Historic district in Iowa, United States

The East 14th Street Historic District is a neighborhood located on the east side of Davenport, Iowa, United States. It has been listed on the National Register of Historic Places since 1983.

==History==
The historic district is located in a part of the city known as the LeClaire Reserve and was developed later than other parts of the Reserve. It covers the 300 to the 800 blocks of East 14th Street and includes 67 houses. The earliest homes were built in the 1870s and the newest around 1910, however, most of the houses were built between 1880 and 1900. The district is located in the heart of the non-German residential area. The Germans largely resided to the west of Harrison Street. Several prominent entrepreneurs, industrialists, and professionals lived along East 14th Street. Their families, however, lived here for several decades unlike the German's who would spend a lifetime in their neighborhoods.

==Architecture==
The homes on East 14th Street are described as “solid, reasonably prosperous, and unostentatious.” For the most part, they are large (2 to 2½ stories) and of frame construction. The houses are located on long, narrow lots and are set back 20–30 feet from the street. Many of the lots are slightly elevated and terraced. Most of the houses are single-family dwellings, or they were when they were built. There are also several double houses where the two sides of the main facade are a mirror image of each other.
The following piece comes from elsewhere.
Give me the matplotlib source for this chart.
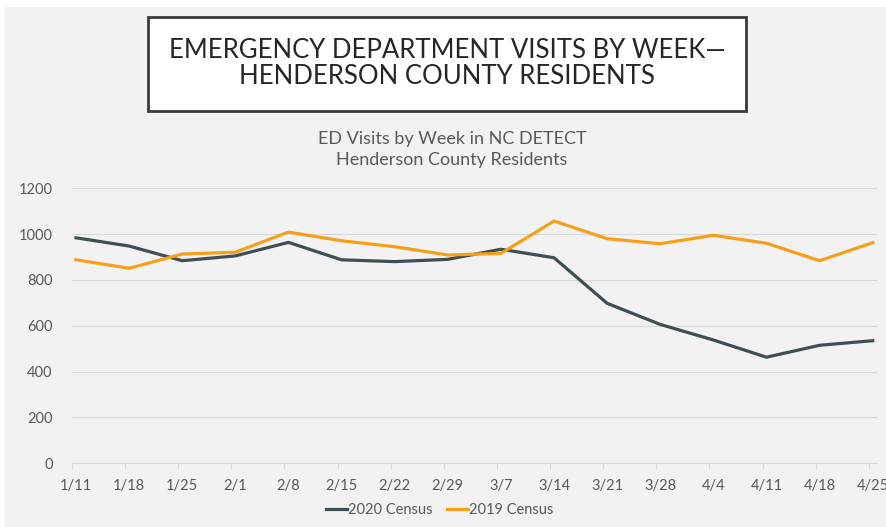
import numpy as np
import matplotlib
matplotlib.use("Agg")
import matplotlib.pyplot as plt
from matplotlib.patches import Rectangle

# Chart data
weeks = ["1/11", "1/18", "1/25", "2/1", "2/8", "2/15", "2/22", "2/29",
         "3/7", "3/14", "3/21", "3/28", "4/4", "4/11", "4/18", "4/25"]
visits_2020 = [984, 948, 884, 905, 964, 888, 880, 890,
               934, 897, 698, 606, 538, 463, 515, 535]
visits_2019 = [888, 851, 913, 921, 1009, 971, 945, 909,
               916, 1057, 980, 958, 995, 960, 884, 963]
y_ticks = [0, 200, 400, 600, 800, 1000, 1200]

plt.rcParams["font.family"] = ["Lato", "DejaVu Sans"]

BG = "#f2f2f2"
TEXT = "#595959"
GRID = "#d9d9d9"
DARK = "#3e4e55"
ORANGE = "#f6a01a"

W, H = 886, 527
fig = plt.figure(figsize=(W / 100, H / 100), dpi=100)
fig.patch.set_facecolor("white")

# gray slide background (white strip along top and left)
fig.patches.append(Rectangle((5 / W, 0), 1 - 5 / W, (H - 7) / H,
                             transform=fig.transFigure, facecolor=BG,
                             edgecolor="none", zorder=-2))

# title box
fig.patches.append(Rectangle((148 / W, 1 - 111 / H), (746 - 148) / W, (111 - 17) / H,
                             transform=fig.transFigure, facecolor="white",
                             edgecolor="#3a3a3a", linewidth=2, zorder=-1))
fig.text(447 / W, 1 - 50 / H, "EMERGENCY DEPARTMENT VISITS BY WEEK\u2014",
         ha="center", va="center", fontsize=18.5, color="#262626")
fig.text(447 / W, 1 - 77 / H, "HENDERSON COUNTY RESIDENTS",
         ha="center", va="center", fontsize=18.5, color="#262626")

# chart subtitle
fig.text(452 / W, 1 - 139 / H, "ED Visits by Week in NC DETECT",
         ha="center", va="center", fontsize=13, color=TEXT)
fig.text(452 / W, 1 - 160 / H, "Henderson County Residents",
         ha="center", va="center", fontsize=13, color=TEXT)

ax = fig.add_axes([72 / W, (H - 463.3) / H, (877 - 72) / W, (463.3 - 188.3) / H])
ax.set_facecolor("none")
ax.set_zorder(2)

x = np.arange(len(weeks))
ax.plot(x, visits_2020, color=DARK, linewidth=2.3, label="2020 Census",
        solid_joinstyle="round", zorder=3)
ax.plot(x, visits_2019, color=ORANGE, linewidth=2.3, label="2019 Census",
        solid_joinstyle="round", zorder=3)

ax.set_ylim(0, 1200)
ax.set_xlim(-0.075, 15.08)
ax.set_yticks(y_ticks)
ax.set_yticklabels([str(v) for v in y_ticks])
ax.yaxis.grid(True, color=GRID, linewidth=0.8)
ax.set_axisbelow(True)
ax.tick_params(axis="y", length=0, pad=14, labelsize=10.5, labelcolor=TEXT)

# tick marks slightly left of points, labels centered under points
ax.set_xticks(x - 0.075)
ax.set_xticklabels([])
ax.set_xticks(x, minor=True)
ax.set_xticklabels(weeks, minor=True)
ax.tick_params(axis="x", which="major", length=4, color=GRID, width=0.8)
ax.tick_params(axis="x", which="minor", length=0, pad=11, labelsize=10.5, labelcolor=TEXT)

for side in ["top", "right", "left"]:
    ax.spines[side].set_visible(False)
ax.spines["bottom"].set_color(GRID)
ax.spines["bottom"].set_linewidth(0.8)

leg = fig.legend(loc="center", bbox_to_anchor=(440 / W, 1 - 510 / H), ncol=2,
                 frameon=False, fontsize=10.5, handlelength=1.4, handletextpad=0.1,
                 columnspacing=1.0)
for t in leg.get_texts():
    t.set_color(TEXT)

fig.savefig("out.png", dpi=100, facecolor=fig.get_facecolor())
The houses follow changing tastes and architectural styles. The earliest style found in the district is the Italianate with its emphasis on symmetry and the horizontal. It was followed by the Queen Anne with its irregular plan, towers, variegated roofs, projecting bays, dormers, and a variety of surface textures. Closer to the turn of the 20th century the symmetry of the Colonial Revival style became more predominant, especially the Georgian Revival form. Some of the houses show the influence of the Prairie Style. There is also evidence that older homes were remodeled with the features and textures of the later styles, so some of the houses are a combination of styles. East 14th Street also has several houses built in a vernacular style that was popular in 19th century Davenport. They are two-story, three-bay, front gable houses with a main entrance that is off center and a window located in the gable end.